House and Senate budget negotiators worked through the weekend of April 24 – 25, 2010 in an effort to conclude budget negotiations in time for the 2010 regular session of the Florida Legislature to end without needing an extended or special session. By the time weekend negotiations began, unsettled issues had been “bumped up” to the two chambers' budget chairs, House Full Appropriations Council Chair David Rivera (R-Miami) and Senate Ways and Means Committee Chair JD Alexander (R-Lake Wales). Appropriations bills must be in final form and on legislators' desks at least 72 hours before voting on the bills can begin, which means that negotiators must reach agreement on a budget for the 2010 – 2011 fiscal year by Tuesday, April 27, 2010 in order for the session to end on time on Friday, April 30, 2010.

One of the biggest concessions came when House negotiators agreed to drop their dramatic Medicaid reform plan. The House proposal would have placed all Medicaid beneficiaries in some form of managed care over the next five years. The Senate approach to Medicaid was somewhat less ambitious, expanding current Medicaid managed care plans to an additional 250,000 recipients in 19 counties. Other health care issues that were settled over the weekend included a seven-percent reduction in the state reimbursement rate for indigent care provided by hospitals, saving $96 million, a $77-million reduction in payments to nursing homes, and a $39-million reduction in payments to HMOs.
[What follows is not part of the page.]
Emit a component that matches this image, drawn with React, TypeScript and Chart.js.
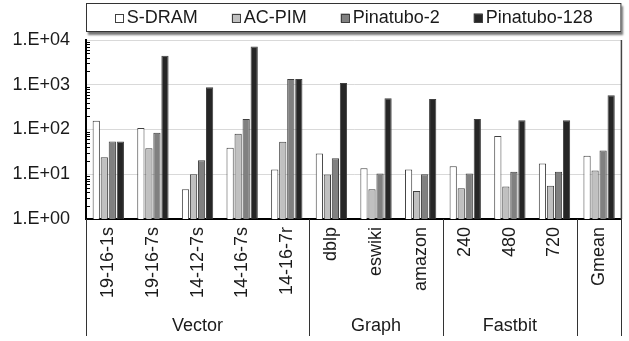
import React, { useEffect, useRef } from "react";
import { Chart, registerables } from "chart.js";

Chart.register(...registerables);

const categories = ["19-16-1s", "19-16-7s", "14-12-7s", "14-16-7s", "14-16-7r", "dblp", "eswiki", "amazon", "240", "480", "720", "Gmean"];
const groupNames = ["Vector", "Graph", "Fastbit", ""];
const groupSizes = [5, 3, 3, 1];
const seriesNames = ["S-DRAM", "AC-PIM", "Pinatubo-2", "Pinatubo-128"];
const sDram = [157, 108, 4.6, 39, 12.8, 29, 13.6, 12.8, 15.1, 72, 17.3, 26];
const acPim = [24, 38, 10, 80, 53, 9.9, 4.6, 4.2, 4.85, 5.3, 5.5, 12.1];
const pinatubo2 = [54, 85, 20.5, 172, 1337, 22.7, 10.4, 10, 10.4, 11.3, 11.3, 34];
const pinatubo128 = [54, 4470, 876, 7180, 1337, 1090, 500, 483, 172, 160, 160, 583];
const yTicks = [1, 10, 100, 1000, 10000];

const colors = ["#ffffff", "#c0c0c0", "#808080", "#262626"];
const FONT = "Liberation Sans, Arial, sans-serif";

export default function App() {
  const ref = useRef<HTMLCanvasElement | null>(null);
  useEffect(() => {
    document.body.style.margin = "0";
    const canvas = ref.current;
    if (!canvas) return;
    const values = [sDram, acPim, pinatubo2, pinatubo128];

    const decor = {
      id: "decor",
      afterDraw(chart: any) {
        const ctx = chart.ctx;
        const area = chart.chartArea;
        const x = chart.scales.x;
        const y = chart.scales.y;
        ctx.save();
        // minor ticks on y axis
        ctx.strokeStyle = "#000";
        ctx.lineWidth = 1;
        for (let d = 0; d < 4; d++) {
          for (let k = 2; k <= 9; k++) {
            const py = Math.round(y.getPixelForValue(k * Math.pow(10, d))) + 0.5;
            ctx.beginPath();
            ctx.moveTo(area.left, py);
            ctx.lineTo(area.left + 4, py);
            ctx.stroke();
          }
        }
        // right border
        ctx.strokeStyle = "#444";
        ctx.lineWidth = 1.5;
        ctx.beginPath();
        ctx.moveTo(area.right, area.top);
        ctx.lineTo(area.right, area.bottom);
        ctx.stroke();
        // group separators and labels
        const boundaries: number[] = [area.left];
        let idx = 0;
        groupSizes.forEach((s) => {
          idx += s;
          if (idx >= categories.length) boundaries.push(area.right);
          else boundaries.push((x.getPixelForValue(idx - 1) + x.getPixelForValue(idx)) / 2);
        });
        ctx.strokeStyle = "#333";
        ctx.lineWidth = 1;
        boundaries.forEach((bx) => {
          const px = Math.round(bx) + 0.5;
          ctx.beginPath();
          ctx.moveTo(px, area.bottom);
          ctx.lineTo(px, 336);
          ctx.stroke();
        });
        ctx.fillStyle = "#1a1a1a";
        ctx.font = `18px ${FONT}`;
        ctx.textAlign = "center";
        ctx.textBaseline = "middle";
        groupNames.forEach((g, i) => {
          if (!g) return;
          ctx.fillText(g, (boundaries[i] + boundaries[i + 1]) / 2, 326);
        });
        // legend box
        const bx0 = area.left, bx1 = area.right, by0 = 3, by1 = 32;
        ctx.save();
        ctx.shadowColor = "rgba(0,0,0,0.55)";
        ctx.shadowOffsetX = 2;
        ctx.shadowOffsetY = 3;
        ctx.shadowBlur = 2;
        ctx.fillStyle = "#fff";
        ctx.fillRect(bx0, by0, bx1 - bx0, by1 - by0);
        ctx.restore();
        ctx.strokeStyle = "#333";
        ctx.lineWidth = 1;
        ctx.strokeRect(bx0 + 0.5, by0 + 0.5, bx1 - bx0 - 1, by1 - by0 - 1);
        ctx.font = `18px ${FONT}`;
        const sq = 9, gapSq = 3, gapItem = 34;
        const widths = seriesNames.map((n) => sq + gapSq + ctx.measureText(n).width);
        const total = widths.reduce((a, b) => a + b, 0) + gapItem * (seriesNames.length - 1);
        let cx = (bx0 + bx1) / 2 - total / 2;
        const cy = (by0 + by1) / 2 + 0.5;
        ctx.textAlign = "left";
        ctx.textBaseline = "middle";
        seriesNames.forEach((n, i) => {
          ctx.fillStyle = colors[i];
          ctx.fillRect(cx, cy - sq / 2, sq, sq);
          ctx.strokeStyle = "#404040";
          ctx.strokeRect(Math.round(cx) + 0.5, Math.round(cy - sq / 2) + 0.5, sq - 1, sq - 1);
          ctx.fillStyle = "#1a1a1a";
          ctx.fillText(n, cx + sq + gapSq, cy);
          cx += widths[i] + gapItem;
        });
        ctx.restore();
      },
    };

    const chart = new Chart(canvas, {
      type: "bar",
      data: {
        labels: categories,
        datasets: seriesNames.map((name, i) => ({
          label: name,
          data: values[i],
          backgroundColor: colors[i],
          borderColor: "#404040",
          borderWidth: 1,
          categoryPercentage: 0.72,
          barPercentage: 0.9,
        })),
      },
      options: {
        responsive: false,
        animation: false,
        devicePixelRatio: 1,
        layout: { padding: { top: 40, right: 7, left: 0, bottom: 0 } },
        plugins: { legend: { display: false }, tooltip: { enabled: false } },
        scales: {
          x: {
            grid: { display: false, drawTicks: false },
            border: { display: true, color: "#000", width: 2 },
            ticks: {
              maxRotation: 90,
              minRotation: 90,
              padding: 8,
              color: "#1a1a1a",
              font: { family: FONT, size: 18 },
              autoSkip: false,
            },
            afterFit: (s: any) => { s.height = 122; },
          },
          y: {
            type: "logarithmic",
            min: 1,
            max: 10000,
            grid: { color: "#d9d9d9", lineWidth: 1, drawTicks: false },
            border: { display: true, color: "#000", width: 2 },
            ticks: {
              padding: 16,
              color: "#1a1a1a",
              font: { family: FONT, size: 18 },
              callback: (v: any) => {
                const e = Math.round(Math.log10(Number(v)));
                return `1.E+${String(e).padStart(2, "0")}`;
              },
            },
            afterBuildTicks: (s: any) => { s.ticks = yTicks.map((v) => ({ value: v })); },
            afterFit: (s: any) => { s.width = 86; },
          },
        },
      },
      plugins: [decor],
    });
    return () => chart.destroy();
  }, []);
  return (
    <div style={{ width: 629, height: 341, position: "fixed", left: 0, top: 0, background: "#fff" }}>
      <canvas ref={ref} width={629} height={341} style={{ display: "block" }} />
    </div>
  );
}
In education, negotiators appeared to agree on maintaining public school per-pupil spending at or near the current level of $6,866 per pupil. The Senate had proposed a $52 increase and the House had proposed a $38 decrease. Negotiators also agreed on plans to restrict eligibility for the Bright Futures scholarship program and to allow state universities to increase student fees.

Senate proposals to break up the Department of Management Services also were part of the budget negotiation process. The Senate plan would have scattered the department's functions among several agencies and would have given the state chief financial officer authority over procurement. As agreed by Sen. Alexander and Rep. Rivera, the department would not be broken up, but would be controlled by the governor and his cabinet, instead of by a secretary appointed by the governor.

By Monday, April 26, 2010, the two chambers appeared close to resolving state employee pay issues. The House accepted a Senate proposal that would avoid reducing state workers' salaries, but would, for the first time, require legislators, senior managers, and middle managers to contribute to their health insurance costs. Approximately 27,000 employees who currently receive free health insurance would be required to pay $100 a year for individual coverage or $360 a year for family coverage. State employees also would be required to contribute 0.25 percent of their pay to the Florida Retirement System.

Remaining issues include Senate proposals to provide $11 million in funding for public libraries and $10 million for Everglades restoration.